When the original Star Wars came out in 1977, nearly every character was a stand out. But none more so for me than R2-D2. My poor mother had to scour Sioux City to find any R2-D2 action figure she could get her hands on. My 6-year old self just couldn’t stand to NOT have one.
Learning More About R2
Digging into the character a bit, I learned that while R2-D2 was his signification, he was part of a droid class called Astromechs. It’s a shortened version of “astrological mechanic” since these droids served as automated repair robots on starships. They also served as co-pilots, plotting courses and making small repairs in flight—as well as calculating hyperspace jumps to get the fighter where it needed to be.
A Whole World of Astromechs
Learning about the broader class of droids opened up a whole new world of characters. R5-D4 (predecessor to R2-D2) and his close cousin R5-D8 were always interesting with their angled heads. There was also R2-Q5, a shiny black R2 unit who worked for the Empire performing nefarious deeds.
And most recently, BB-8, a cute round droid who rolls around omni-directionally, and his counterpart in the Empire BB-9E. There are thousands of Astromechs in the Star Wars universe, each with their own personality and purpose.
Bringing Astromechs Into Our Culture
I’ve always had an R2-D2 on my desk. It’s just part of my memorabilia I keep around me. This sparked some conversation quite a while ago, and our team at the time thought it would be fun to turn them into a tradition at work. We found a source on eBay and every employee was given a budget to buy their own, unique Astromech designed specifically for them.
In addition to eBay, anytime a team member goes to Disneyland or Disney World we ask them to bring back 3 droids of their choosing. Both parks have a “build your own Astromech” area in the gift shop.
Taking it a Step Further
With our most recent group of interns, we’ve also started giving them a BB-8 figure when their internship ends.
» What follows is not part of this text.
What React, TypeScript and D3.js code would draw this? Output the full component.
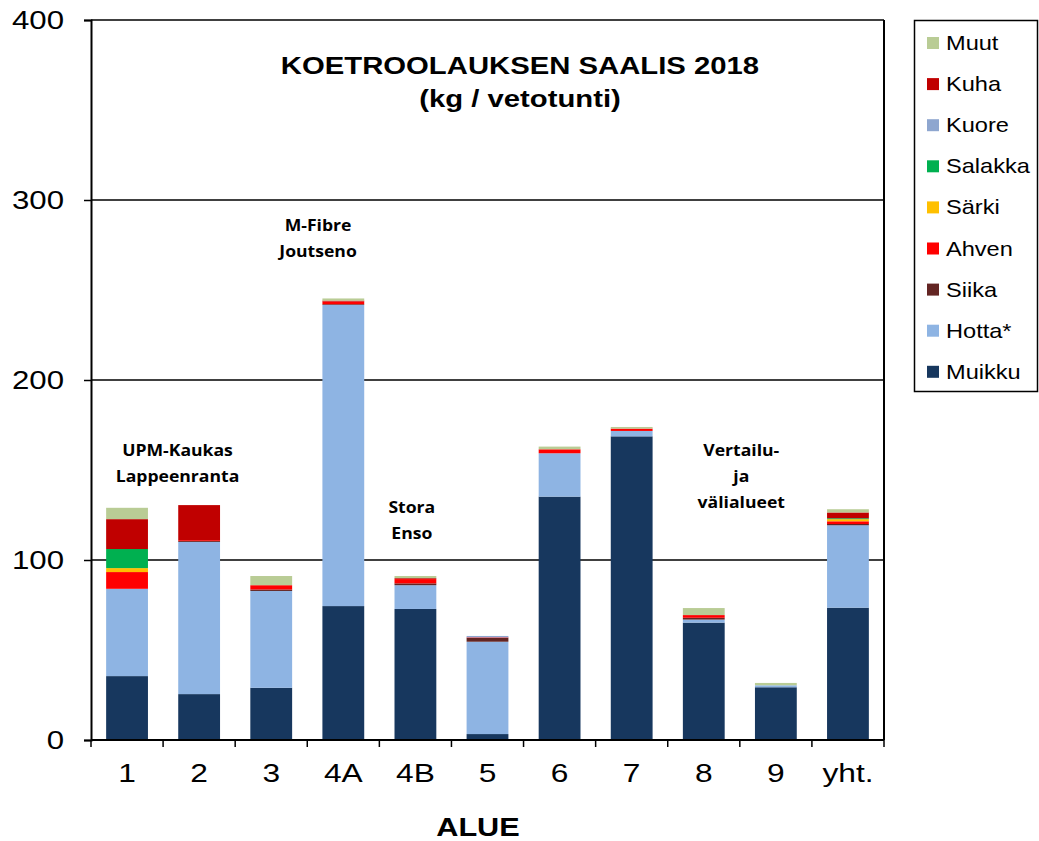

Just a little way for them to remember the quirky culture of this agency they worked at.
This year, we also had the idea to develop custom drive icons for everyone’s computer in the style of their Astromech. Jesse did a fantastic job pulling these together. We also created a naming scheme for our own Astromechs using each person’s initials and the year they were born. So mine, for instance, would be J7-G1.
The Importance of Culture
Does it matter that we give everyone an Astromech? Probably not. Does it matter that we recognize their 1-year anniversary? Definitely.
Our Astromech is just a quirky part of how Star Wars influenced some of us growing up, and is influencing a whole new generation. And a way we bring recognition into our culture. That’s the important part. Plus, it’s always fun to get a cute toy at work.